#### [Problem requirements]
Exactly as written, write out the lines below from the first to the one containing "1.35, 1.35, 1.35];", inclusive. Pictures do not belong in the copy.
* * *
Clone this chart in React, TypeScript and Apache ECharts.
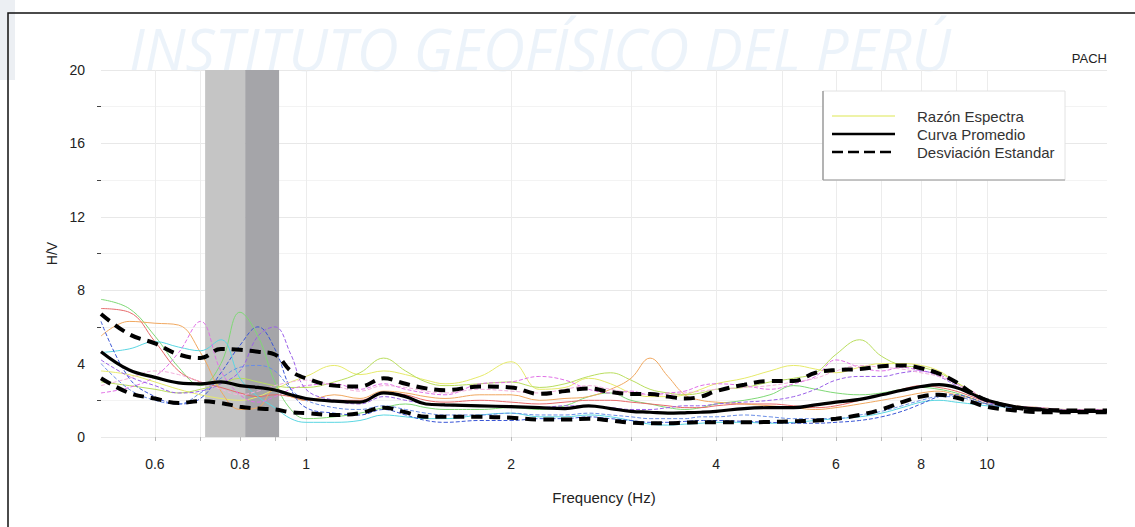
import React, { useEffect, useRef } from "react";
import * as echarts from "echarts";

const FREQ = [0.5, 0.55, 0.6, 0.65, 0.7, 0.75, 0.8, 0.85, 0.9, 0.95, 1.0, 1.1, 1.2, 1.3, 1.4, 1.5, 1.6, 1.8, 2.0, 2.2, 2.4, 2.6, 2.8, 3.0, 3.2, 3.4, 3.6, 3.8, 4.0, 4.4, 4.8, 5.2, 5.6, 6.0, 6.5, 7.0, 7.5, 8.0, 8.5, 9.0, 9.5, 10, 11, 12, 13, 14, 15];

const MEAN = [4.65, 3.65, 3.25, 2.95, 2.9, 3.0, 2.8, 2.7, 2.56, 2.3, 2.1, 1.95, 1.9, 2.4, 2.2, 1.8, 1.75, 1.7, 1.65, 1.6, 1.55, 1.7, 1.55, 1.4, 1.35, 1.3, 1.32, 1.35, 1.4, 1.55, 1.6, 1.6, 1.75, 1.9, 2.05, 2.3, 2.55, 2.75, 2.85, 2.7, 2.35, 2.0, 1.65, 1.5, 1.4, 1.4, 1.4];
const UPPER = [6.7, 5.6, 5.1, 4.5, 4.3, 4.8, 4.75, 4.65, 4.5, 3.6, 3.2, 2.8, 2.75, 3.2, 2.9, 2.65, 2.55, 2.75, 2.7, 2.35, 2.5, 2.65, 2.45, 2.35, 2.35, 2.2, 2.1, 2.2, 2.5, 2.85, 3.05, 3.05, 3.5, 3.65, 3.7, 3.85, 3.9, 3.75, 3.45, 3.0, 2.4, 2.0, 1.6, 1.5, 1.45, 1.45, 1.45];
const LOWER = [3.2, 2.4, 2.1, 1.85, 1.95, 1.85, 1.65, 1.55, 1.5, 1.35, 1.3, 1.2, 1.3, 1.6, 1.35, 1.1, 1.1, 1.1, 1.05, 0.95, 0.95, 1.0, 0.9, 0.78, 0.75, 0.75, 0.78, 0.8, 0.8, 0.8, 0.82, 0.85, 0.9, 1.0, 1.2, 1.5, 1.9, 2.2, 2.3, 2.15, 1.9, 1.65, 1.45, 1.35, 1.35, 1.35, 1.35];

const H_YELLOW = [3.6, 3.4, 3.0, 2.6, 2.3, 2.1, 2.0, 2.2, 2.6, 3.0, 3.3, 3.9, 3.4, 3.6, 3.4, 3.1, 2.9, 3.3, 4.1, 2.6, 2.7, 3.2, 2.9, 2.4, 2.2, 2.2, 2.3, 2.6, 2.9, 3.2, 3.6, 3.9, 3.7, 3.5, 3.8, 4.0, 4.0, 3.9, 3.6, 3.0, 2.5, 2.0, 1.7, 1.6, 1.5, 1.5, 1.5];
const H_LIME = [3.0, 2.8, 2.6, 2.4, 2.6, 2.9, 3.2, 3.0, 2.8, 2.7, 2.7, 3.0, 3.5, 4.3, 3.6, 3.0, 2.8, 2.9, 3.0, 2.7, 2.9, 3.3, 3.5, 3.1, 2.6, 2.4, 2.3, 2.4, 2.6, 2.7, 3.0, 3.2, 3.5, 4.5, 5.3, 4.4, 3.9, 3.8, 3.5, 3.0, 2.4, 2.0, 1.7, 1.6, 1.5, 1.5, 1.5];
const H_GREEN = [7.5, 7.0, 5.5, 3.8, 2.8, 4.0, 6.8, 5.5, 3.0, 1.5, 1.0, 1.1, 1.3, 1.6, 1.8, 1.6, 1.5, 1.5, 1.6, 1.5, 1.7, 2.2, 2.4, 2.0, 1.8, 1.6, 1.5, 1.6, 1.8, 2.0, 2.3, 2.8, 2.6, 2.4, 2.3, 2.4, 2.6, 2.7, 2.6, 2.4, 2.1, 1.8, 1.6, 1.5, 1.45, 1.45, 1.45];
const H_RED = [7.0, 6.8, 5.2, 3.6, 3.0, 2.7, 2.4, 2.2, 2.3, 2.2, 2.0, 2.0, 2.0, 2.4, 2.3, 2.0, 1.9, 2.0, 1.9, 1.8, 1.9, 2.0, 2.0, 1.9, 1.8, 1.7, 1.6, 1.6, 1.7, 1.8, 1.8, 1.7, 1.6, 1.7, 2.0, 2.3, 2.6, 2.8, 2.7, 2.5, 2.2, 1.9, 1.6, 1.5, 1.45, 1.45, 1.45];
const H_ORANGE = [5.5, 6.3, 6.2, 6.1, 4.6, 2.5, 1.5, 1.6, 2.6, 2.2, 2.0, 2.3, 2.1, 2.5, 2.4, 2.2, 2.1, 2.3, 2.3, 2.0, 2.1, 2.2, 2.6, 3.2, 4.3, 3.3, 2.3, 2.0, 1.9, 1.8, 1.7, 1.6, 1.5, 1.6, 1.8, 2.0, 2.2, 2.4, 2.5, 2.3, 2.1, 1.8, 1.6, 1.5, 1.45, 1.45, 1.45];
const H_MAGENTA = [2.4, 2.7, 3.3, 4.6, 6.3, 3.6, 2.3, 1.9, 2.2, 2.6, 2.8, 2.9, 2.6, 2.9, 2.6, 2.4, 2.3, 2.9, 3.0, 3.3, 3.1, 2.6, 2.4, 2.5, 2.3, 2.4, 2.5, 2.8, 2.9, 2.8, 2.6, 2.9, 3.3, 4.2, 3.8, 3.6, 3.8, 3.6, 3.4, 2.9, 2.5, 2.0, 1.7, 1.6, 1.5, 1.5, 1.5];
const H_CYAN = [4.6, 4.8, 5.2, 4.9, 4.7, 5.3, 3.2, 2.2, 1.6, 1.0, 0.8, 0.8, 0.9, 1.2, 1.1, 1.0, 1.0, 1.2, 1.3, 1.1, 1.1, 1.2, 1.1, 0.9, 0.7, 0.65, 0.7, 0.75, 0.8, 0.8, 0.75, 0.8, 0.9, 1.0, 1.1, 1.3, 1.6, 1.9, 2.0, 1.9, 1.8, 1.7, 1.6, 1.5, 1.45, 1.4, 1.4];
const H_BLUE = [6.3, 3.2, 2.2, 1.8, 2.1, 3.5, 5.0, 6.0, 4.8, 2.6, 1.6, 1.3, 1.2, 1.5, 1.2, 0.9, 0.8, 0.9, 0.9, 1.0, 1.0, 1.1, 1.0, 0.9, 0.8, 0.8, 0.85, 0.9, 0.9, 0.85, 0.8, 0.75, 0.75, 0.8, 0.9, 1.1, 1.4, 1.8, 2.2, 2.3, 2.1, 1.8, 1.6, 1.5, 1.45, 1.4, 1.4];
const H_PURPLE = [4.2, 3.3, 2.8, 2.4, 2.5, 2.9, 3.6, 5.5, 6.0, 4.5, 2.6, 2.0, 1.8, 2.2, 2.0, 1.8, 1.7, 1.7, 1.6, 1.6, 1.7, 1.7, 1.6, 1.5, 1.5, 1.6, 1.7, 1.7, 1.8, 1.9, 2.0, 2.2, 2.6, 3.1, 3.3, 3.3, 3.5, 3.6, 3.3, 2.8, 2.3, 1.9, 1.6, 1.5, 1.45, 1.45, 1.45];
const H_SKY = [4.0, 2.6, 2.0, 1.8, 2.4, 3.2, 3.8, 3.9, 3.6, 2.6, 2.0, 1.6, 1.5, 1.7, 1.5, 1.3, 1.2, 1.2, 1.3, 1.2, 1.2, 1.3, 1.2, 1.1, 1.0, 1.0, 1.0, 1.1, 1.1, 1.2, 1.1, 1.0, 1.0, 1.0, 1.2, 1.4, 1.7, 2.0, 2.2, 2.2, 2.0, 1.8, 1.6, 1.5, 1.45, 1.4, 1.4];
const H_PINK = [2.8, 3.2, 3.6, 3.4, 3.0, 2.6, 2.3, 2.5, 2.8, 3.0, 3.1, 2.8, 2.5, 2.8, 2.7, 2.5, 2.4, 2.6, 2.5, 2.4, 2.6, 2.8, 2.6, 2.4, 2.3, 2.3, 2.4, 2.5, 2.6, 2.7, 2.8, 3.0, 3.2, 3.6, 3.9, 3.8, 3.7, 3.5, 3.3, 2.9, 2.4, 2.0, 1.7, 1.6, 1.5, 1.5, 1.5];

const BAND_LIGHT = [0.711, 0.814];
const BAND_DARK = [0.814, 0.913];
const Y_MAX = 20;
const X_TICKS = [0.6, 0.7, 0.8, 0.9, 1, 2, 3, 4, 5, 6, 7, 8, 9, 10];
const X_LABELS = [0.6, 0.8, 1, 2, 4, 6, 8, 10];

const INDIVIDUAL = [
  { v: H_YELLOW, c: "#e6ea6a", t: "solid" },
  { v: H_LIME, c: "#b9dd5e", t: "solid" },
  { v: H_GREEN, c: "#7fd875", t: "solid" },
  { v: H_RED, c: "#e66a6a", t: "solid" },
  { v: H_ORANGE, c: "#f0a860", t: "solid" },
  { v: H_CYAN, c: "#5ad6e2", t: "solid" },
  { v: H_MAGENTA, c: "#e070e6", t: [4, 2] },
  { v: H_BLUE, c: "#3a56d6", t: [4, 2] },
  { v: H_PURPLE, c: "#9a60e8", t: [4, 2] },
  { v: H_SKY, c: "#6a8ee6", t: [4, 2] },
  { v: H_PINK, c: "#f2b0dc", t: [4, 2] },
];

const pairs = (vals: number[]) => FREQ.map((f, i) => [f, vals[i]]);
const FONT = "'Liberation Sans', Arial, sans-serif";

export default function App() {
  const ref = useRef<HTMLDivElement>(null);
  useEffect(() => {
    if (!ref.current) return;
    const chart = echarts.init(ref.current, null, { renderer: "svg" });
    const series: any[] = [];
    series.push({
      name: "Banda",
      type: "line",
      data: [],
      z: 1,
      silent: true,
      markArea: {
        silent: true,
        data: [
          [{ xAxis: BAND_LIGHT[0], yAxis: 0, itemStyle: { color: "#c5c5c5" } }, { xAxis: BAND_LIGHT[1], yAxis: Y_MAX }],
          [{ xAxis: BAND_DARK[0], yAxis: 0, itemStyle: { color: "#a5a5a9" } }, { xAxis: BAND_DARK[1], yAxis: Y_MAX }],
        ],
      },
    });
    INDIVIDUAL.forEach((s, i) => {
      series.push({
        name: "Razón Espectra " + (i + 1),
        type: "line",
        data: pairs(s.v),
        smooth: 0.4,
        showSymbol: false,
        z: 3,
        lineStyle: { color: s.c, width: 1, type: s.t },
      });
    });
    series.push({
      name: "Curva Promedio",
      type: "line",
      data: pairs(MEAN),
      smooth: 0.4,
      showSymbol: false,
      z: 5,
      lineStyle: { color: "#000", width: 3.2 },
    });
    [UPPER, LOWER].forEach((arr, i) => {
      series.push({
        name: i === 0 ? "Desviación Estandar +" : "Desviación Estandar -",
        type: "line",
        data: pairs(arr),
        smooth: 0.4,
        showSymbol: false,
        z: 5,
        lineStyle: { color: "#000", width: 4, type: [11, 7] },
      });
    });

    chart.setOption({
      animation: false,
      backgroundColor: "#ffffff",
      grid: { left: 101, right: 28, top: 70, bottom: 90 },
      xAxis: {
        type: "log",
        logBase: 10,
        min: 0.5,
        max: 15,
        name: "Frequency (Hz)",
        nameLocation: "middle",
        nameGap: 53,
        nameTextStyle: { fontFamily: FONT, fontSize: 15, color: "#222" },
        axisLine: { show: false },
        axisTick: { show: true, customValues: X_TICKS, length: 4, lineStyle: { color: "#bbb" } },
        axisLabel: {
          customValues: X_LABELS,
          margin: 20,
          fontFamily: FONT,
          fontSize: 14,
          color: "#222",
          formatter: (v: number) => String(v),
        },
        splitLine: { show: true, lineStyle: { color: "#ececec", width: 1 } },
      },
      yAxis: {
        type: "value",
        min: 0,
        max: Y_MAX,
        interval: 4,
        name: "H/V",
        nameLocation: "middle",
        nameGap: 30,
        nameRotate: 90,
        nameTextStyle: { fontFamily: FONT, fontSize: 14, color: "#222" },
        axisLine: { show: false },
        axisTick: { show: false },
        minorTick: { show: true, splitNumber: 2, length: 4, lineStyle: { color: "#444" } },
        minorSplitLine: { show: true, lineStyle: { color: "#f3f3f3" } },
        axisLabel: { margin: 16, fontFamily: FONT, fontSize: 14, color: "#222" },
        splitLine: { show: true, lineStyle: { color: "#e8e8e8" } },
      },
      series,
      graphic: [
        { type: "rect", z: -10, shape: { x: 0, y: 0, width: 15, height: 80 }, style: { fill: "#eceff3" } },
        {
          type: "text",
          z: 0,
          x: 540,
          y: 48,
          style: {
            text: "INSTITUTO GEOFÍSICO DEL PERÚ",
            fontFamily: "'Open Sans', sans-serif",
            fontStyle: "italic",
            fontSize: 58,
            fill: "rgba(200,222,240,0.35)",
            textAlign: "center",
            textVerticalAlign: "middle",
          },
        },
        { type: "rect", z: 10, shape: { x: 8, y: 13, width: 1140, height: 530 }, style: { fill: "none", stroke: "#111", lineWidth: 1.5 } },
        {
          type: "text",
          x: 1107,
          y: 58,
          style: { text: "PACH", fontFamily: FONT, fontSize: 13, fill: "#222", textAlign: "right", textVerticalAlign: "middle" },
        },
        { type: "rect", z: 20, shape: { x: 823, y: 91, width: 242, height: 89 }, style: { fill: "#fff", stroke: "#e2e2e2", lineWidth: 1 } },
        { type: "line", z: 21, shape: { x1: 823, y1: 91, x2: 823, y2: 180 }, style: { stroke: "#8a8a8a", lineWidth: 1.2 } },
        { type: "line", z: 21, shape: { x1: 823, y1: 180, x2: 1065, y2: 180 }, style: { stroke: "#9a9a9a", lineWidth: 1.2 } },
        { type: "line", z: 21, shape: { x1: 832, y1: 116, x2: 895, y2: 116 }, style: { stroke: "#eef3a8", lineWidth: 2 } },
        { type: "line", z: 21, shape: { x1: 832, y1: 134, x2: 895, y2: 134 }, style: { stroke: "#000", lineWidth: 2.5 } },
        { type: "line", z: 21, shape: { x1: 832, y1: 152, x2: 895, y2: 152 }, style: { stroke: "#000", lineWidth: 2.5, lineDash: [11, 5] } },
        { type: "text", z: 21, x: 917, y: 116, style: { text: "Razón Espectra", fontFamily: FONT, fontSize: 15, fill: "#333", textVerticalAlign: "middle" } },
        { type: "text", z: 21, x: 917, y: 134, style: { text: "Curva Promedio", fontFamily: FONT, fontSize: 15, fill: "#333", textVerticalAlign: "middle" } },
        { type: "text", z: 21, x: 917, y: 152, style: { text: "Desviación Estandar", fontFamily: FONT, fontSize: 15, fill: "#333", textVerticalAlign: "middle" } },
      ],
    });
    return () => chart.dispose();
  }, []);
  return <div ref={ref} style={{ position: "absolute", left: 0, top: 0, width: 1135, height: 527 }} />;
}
* * *
#### [Response]
Clone this chart in React, TypeScript and Apache ECharts.
import React, { useEffect, useRef } from "react";
import * as echarts from "echarts";

const FREQ = [0.5, 0.55, 0.6, 0.65, 0.7, 0.75, 0.8, 0.85, 0.9, 0.95, 1.0, 1.1, 1.2, 1.3, 1.4, 1.5, 1.6, 1.8, 2.0, 2.2, 2.4, 2.6, 2.8, 3.0, 3.2, 3.4, 3.6, 3.8, 4.0, 4.4, 4.8, 5.2, 5.6, 6.0, 6.5, 7.0, 7.5, 8.0, 8.5, 9.0, 9.5, 10, 11, 12, 13, 14, 15];

const MEAN = [4.65, 3.65, 3.25, 2.95, 2.9, 3.0, 2.8, 2.7, 2.56, 2.3, 2.1, 1.95, 1.9, 2.4, 2.2, 1.8, 1.75, 1.7, 1.65, 1.6, 1.55, 1.7, 1.55, 1.4, 1.35, 1.3, 1.32, 1.35, 1.4, 1.55, 1.6, 1.6, 1.75, 1.9, 2.05, 2.3, 2.55, 2.75, 2.85, 2.7, 2.35, 2.0, 1.65, 1.5, 1.4, 1.4, 1.4];
const UPPER = [6.7, 5.6, 5.1, 4.5, 4.3, 4.8, 4.75, 4.65, 4.5, 3.6, 3.2, 2.8, 2.75, 3.2, 2.9, 2.65, 2.55, 2.75, 2.7, 2.35, 2.5, 2.65, 2.45, 2.35, 2.35, 2.2, 2.1, 2.2, 2.5, 2.85, 3.05, 3.05, 3.5, 3.65, 3.7, 3.85, 3.9, 3.75, 3.45, 3.0, 2.4, 2.0, 1.6, 1.5, 1.45, 1.45, 1.45];
const LOWER = [3.2, 2.4, 2.1, 1.85, 1.95, 1.85, 1.65, 1.55, 1.5, 1.35, 1.3, 1.2, 1.3, 1.6, 1.35, 1.1, 1.1, 1.1, 1.05, 0.95, 0.95, 1.0, 0.9, 0.78, 0.75, 0.75, 0.78, 0.8, 0.8, 0.8, 0.82, 0.85, 0.9, 1.0, 1.2, 1.5, 1.9, 2.2, 2.3, 2.15, 1.9, 1.65, 1.45, 1.35, 1.35, 1.35, 1.35];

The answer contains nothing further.